DATA SHOWN>
------------------------------------------------

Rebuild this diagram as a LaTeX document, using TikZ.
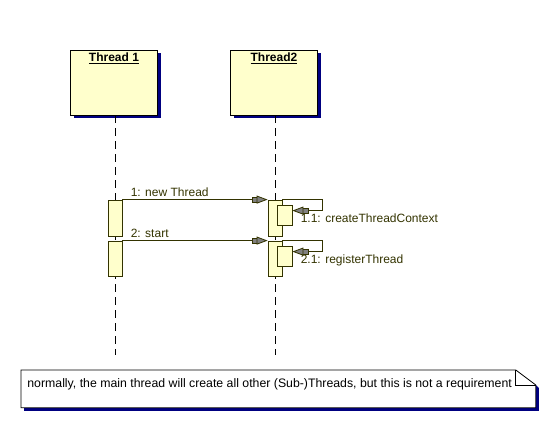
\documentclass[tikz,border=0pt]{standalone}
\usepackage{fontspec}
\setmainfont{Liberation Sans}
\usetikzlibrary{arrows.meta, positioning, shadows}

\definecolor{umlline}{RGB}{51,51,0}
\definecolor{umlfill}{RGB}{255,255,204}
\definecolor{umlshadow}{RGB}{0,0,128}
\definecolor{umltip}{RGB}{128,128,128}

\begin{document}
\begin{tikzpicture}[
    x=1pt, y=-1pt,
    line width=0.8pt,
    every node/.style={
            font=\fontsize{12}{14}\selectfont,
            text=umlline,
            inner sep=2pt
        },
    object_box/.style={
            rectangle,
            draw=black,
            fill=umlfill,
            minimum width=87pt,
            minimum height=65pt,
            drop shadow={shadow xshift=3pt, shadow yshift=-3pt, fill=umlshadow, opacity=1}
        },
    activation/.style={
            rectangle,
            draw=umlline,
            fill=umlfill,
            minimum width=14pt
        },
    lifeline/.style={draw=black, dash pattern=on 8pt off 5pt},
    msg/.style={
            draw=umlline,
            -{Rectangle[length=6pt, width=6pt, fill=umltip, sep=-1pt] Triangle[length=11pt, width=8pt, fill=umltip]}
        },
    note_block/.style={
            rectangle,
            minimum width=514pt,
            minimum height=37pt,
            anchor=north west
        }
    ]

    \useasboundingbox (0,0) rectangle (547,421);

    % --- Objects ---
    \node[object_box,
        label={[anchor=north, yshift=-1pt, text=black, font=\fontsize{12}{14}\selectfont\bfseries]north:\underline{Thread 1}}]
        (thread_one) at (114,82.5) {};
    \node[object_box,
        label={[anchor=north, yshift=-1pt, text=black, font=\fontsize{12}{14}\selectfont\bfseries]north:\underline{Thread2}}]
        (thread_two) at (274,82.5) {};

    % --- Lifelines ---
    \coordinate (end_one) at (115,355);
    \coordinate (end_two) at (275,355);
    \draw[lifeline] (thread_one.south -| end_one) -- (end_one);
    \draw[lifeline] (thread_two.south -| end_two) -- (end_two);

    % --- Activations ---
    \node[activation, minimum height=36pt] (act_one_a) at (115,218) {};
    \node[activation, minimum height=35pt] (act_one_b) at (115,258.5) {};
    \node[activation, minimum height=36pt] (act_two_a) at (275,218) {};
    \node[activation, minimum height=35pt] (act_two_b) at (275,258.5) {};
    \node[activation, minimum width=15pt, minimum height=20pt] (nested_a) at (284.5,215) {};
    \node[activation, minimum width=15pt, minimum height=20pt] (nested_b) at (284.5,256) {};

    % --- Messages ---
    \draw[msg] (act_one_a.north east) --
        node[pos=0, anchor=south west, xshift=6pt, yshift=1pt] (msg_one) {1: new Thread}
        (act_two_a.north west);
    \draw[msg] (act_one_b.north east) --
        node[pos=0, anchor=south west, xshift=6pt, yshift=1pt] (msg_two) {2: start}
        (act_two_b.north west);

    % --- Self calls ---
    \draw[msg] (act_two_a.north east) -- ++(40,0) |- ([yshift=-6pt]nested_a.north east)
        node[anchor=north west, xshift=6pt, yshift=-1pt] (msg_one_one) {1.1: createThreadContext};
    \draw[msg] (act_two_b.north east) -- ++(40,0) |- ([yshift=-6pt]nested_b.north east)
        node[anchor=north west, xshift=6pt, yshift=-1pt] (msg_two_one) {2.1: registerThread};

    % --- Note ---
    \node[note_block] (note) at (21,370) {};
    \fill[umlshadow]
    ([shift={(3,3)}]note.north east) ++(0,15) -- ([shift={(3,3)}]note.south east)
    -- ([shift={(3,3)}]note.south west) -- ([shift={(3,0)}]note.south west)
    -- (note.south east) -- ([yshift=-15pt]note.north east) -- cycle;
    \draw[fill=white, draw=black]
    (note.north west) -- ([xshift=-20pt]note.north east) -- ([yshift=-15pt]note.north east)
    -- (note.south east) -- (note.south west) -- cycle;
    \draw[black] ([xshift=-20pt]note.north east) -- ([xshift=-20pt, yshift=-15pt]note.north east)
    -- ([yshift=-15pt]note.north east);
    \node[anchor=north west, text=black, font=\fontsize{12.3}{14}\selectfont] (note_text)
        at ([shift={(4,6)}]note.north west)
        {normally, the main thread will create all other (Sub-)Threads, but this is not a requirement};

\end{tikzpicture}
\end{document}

------------------------------------------------

WHAT YOU SHOULD DO>
Everything from the top line of the data down to and including the line with "(0,0) rectangle (547,421);" is to be copied, except the pictures.

WRITTEN ANSWER>
Rebuild this diagram as a LaTeX document, using TikZ.
\documentclass[tikz,border=0pt]{standalone}
\usepackage{fontspec}
\setmainfont{Liberation Sans}
\usetikzlibrary{arrows.meta, positioning, shadows}

\definecolor{umlline}{RGB}{51,51,0}
\definecolor{umlfill}{RGB}{255,255,204}
\definecolor{umlshadow}{RGB}{0,0,128}
\definecolor{umltip}{RGB}{128,128,128}

\begin{document}
\begin{tikzpicture}[
    x=1pt, y=-1pt,
    line width=0.8pt,
    every node/.style={
            font=\fontsize{12}{14}\selectfont,
            text=umlline,
            inner sep=2pt
        },
    object_box/.style={
            rectangle,
            draw=black,
            fill=umlfill,
            minimum width=87pt,
            minimum height=65pt,
            drop shadow={shadow xshift=3pt, shadow yshift=-3pt, fill=umlshadow, opacity=1}
        },
    activation/.style={
            rectangle,
            draw=umlline,
            fill=umlfill,
            minimum width=14pt
        },
    lifeline/.style={draw=black, dash pattern=on 8pt off 5pt},
    msg/.style={
            draw=umlline,
            -{Rectangle[length=6pt, width=6pt, fill=umltip, sep=-1pt] Triangle[length=11pt, width=8pt, fill=umltip]}
        },
    note_block/.style={
            rectangle,
            minimum width=514pt,
            minimum height=37pt,
            anchor=north west
        }
    ]

    \useasboundingbox (0,0) rectangle (547,421);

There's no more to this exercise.